- Given instruction -
Repeat, exactly and only, the lines from the beginning of the data through the line with "(0,0) rectangle (995,728);". Pictures are left out.

- Data segment -

++++++

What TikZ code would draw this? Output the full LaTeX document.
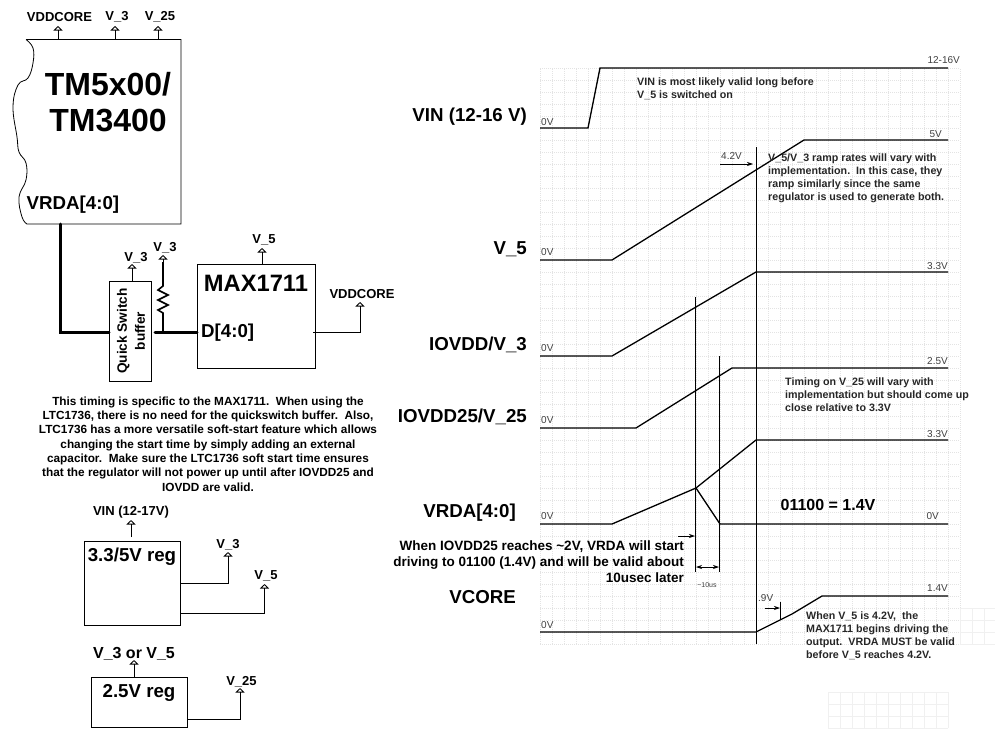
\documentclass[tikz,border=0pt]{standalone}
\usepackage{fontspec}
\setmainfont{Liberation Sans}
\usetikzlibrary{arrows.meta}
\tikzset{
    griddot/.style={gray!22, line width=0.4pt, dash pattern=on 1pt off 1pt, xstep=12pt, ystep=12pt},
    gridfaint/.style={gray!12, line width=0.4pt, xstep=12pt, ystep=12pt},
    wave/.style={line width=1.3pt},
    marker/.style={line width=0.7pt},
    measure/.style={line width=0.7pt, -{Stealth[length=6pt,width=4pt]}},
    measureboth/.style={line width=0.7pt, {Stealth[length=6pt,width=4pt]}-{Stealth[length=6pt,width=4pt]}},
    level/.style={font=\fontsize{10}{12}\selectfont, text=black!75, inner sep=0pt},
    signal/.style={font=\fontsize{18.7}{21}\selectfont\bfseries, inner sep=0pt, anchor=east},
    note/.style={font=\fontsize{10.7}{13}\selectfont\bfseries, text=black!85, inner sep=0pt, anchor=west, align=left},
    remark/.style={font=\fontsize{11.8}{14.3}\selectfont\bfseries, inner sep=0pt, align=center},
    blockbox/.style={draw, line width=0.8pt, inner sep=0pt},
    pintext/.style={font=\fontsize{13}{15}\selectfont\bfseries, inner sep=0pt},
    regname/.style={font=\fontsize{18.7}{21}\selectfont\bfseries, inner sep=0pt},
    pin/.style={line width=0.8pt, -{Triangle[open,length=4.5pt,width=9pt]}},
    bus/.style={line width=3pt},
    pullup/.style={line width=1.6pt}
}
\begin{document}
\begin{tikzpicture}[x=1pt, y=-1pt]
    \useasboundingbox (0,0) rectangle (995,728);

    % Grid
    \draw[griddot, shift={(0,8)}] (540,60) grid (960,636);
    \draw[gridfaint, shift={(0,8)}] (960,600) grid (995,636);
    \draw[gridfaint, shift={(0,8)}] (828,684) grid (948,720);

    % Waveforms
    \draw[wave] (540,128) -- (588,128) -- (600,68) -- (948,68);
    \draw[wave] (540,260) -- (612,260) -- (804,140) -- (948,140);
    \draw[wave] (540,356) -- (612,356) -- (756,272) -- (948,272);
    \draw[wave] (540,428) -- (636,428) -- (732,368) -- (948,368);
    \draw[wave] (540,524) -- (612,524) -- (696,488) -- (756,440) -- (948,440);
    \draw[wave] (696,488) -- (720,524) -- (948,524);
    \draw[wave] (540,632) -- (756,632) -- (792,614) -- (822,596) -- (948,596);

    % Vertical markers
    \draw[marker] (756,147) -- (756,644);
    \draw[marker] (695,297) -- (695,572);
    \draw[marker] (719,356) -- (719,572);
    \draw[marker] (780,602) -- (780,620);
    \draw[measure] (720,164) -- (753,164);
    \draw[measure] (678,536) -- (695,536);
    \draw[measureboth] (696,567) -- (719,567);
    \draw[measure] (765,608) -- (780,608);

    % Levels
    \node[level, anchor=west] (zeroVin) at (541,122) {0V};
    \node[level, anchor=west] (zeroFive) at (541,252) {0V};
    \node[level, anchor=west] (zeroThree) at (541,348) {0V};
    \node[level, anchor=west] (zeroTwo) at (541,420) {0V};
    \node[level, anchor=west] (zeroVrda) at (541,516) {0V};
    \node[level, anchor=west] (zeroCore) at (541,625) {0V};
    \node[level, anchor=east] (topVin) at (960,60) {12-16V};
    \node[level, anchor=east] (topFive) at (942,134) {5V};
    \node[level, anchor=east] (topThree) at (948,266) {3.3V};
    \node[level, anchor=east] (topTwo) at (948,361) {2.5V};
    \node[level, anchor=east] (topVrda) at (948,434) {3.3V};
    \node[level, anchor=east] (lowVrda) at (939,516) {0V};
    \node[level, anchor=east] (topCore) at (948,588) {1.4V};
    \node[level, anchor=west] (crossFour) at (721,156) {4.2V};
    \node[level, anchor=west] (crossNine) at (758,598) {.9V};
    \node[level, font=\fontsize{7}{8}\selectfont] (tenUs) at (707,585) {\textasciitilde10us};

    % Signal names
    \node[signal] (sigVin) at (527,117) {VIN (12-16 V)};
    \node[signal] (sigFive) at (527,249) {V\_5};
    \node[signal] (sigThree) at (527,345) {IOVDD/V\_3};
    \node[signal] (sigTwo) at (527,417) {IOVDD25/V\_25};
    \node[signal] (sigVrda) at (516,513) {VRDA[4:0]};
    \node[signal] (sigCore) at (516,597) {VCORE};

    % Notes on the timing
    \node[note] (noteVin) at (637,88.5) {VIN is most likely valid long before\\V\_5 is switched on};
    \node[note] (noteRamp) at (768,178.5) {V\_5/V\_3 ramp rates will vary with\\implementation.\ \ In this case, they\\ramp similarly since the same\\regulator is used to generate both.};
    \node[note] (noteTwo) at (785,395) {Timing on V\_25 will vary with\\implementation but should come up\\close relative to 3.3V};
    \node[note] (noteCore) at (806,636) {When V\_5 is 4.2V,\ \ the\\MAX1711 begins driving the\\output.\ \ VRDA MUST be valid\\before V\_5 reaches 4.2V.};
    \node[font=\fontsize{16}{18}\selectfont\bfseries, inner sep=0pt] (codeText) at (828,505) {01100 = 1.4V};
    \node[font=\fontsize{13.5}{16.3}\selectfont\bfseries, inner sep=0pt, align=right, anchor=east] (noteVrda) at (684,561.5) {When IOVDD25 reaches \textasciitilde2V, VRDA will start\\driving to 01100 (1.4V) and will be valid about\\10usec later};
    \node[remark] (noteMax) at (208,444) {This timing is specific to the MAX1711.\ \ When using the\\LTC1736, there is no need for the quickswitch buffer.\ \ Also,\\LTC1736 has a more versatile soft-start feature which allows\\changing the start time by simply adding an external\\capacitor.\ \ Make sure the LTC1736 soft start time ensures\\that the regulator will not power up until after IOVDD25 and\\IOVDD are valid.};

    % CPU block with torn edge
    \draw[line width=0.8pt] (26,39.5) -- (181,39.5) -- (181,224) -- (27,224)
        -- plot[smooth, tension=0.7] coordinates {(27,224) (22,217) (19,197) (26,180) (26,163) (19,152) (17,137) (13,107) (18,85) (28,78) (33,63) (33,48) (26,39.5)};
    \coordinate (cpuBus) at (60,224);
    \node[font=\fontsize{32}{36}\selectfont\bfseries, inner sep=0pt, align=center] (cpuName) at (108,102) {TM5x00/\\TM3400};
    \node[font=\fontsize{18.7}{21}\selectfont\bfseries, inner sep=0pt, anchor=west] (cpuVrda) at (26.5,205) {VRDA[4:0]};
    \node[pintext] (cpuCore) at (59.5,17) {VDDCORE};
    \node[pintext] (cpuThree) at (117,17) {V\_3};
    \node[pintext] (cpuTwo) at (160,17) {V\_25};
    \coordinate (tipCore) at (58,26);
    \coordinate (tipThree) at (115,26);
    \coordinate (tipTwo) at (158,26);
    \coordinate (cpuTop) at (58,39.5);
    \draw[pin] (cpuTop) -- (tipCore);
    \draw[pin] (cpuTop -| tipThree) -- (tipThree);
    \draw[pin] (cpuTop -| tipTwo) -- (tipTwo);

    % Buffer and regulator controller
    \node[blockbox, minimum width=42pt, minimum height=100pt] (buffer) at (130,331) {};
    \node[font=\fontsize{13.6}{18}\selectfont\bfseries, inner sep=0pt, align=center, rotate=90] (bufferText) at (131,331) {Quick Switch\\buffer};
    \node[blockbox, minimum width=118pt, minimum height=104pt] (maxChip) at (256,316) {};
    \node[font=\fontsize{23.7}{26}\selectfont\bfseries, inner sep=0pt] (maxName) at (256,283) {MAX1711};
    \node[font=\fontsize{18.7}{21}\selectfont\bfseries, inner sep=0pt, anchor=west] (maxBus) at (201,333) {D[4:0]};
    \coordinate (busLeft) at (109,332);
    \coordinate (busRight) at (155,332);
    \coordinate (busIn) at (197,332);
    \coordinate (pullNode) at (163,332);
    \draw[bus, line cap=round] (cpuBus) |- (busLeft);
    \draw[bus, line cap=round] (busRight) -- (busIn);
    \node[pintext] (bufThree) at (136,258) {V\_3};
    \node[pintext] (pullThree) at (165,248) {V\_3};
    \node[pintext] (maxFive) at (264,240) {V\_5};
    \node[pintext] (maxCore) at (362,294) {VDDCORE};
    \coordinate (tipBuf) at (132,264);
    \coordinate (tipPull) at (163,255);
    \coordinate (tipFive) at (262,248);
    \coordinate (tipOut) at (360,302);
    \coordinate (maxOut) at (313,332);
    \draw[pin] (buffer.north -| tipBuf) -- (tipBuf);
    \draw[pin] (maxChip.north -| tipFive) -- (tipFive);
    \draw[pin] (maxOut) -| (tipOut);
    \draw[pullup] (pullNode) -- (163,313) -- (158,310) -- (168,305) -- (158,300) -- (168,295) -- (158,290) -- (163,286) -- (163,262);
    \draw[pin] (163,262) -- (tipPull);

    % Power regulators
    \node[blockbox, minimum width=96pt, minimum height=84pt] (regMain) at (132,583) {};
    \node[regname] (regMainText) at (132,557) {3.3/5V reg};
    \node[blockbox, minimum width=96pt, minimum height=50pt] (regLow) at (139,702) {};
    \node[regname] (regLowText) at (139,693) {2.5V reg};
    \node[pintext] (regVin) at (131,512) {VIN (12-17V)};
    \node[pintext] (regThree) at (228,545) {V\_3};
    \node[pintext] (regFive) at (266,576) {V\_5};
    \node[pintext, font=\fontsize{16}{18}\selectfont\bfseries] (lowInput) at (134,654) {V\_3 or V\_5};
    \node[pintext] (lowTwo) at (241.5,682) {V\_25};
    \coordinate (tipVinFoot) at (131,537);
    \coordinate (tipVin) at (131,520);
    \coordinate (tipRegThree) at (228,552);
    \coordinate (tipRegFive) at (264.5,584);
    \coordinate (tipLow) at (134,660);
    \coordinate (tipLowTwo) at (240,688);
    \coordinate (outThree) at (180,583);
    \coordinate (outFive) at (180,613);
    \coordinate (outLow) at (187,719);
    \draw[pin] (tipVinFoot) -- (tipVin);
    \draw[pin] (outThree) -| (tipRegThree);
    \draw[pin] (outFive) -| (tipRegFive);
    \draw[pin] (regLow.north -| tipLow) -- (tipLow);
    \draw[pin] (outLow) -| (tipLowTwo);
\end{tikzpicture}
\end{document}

++++++

- Written response -
What TikZ code would draw this? Output the full LaTeX document.
\documentclass[tikz,border=0pt]{standalone}
\usepackage{fontspec}
\setmainfont{Liberation Sans}
\usetikzlibrary{arrows.meta}
\tikzset{
    griddot/.style={gray!22, line width=0.4pt, dash pattern=on 1pt off 1pt, xstep=12pt, ystep=12pt},
    gridfaint/.style={gray!12, line width=0.4pt, xstep=12pt, ystep=12pt},
    wave/.style={line width=1.3pt},
    marker/.style={line width=0.7pt},
    measure/.style={line width=0.7pt, -{Stealth[length=6pt,width=4pt]}},
    measureboth/.style={line width=0.7pt, {Stealth[length=6pt,width=4pt]}-{Stealth[length=6pt,width=4pt]}},
    level/.style={font=\fontsize{10}{12}\selectfont, text=black!75, inner sep=0pt},
    signal/.style={font=\fontsize{18.7}{21}\selectfont\bfseries, inner sep=0pt, anchor=east},
    note/.style={font=\fontsize{10.7}{13}\selectfont\bfseries, text=black!85, inner sep=0pt, anchor=west, align=left},
    remark/.style={font=\fontsize{11.8}{14.3}\selectfont\bfseries, inner sep=0pt, align=center},
    blockbox/.style={draw, line width=0.8pt, inner sep=0pt},
    pintext/.style={font=\fontsize{13}{15}\selectfont\bfseries, inner sep=0pt},
    regname/.style={font=\fontsize{18.7}{21}\selectfont\bfseries, inner sep=0pt},
    pin/.style={line width=0.8pt, -{Triangle[open,length=4.5pt,width=9pt]}},
    bus/.style={line width=3pt},
    pullup/.style={line width=1.6pt}
}
\begin{document}
\begin{tikzpicture}[x=1pt, y=-1pt]
    \useasboundingbox (0,0) rectangle (995,728);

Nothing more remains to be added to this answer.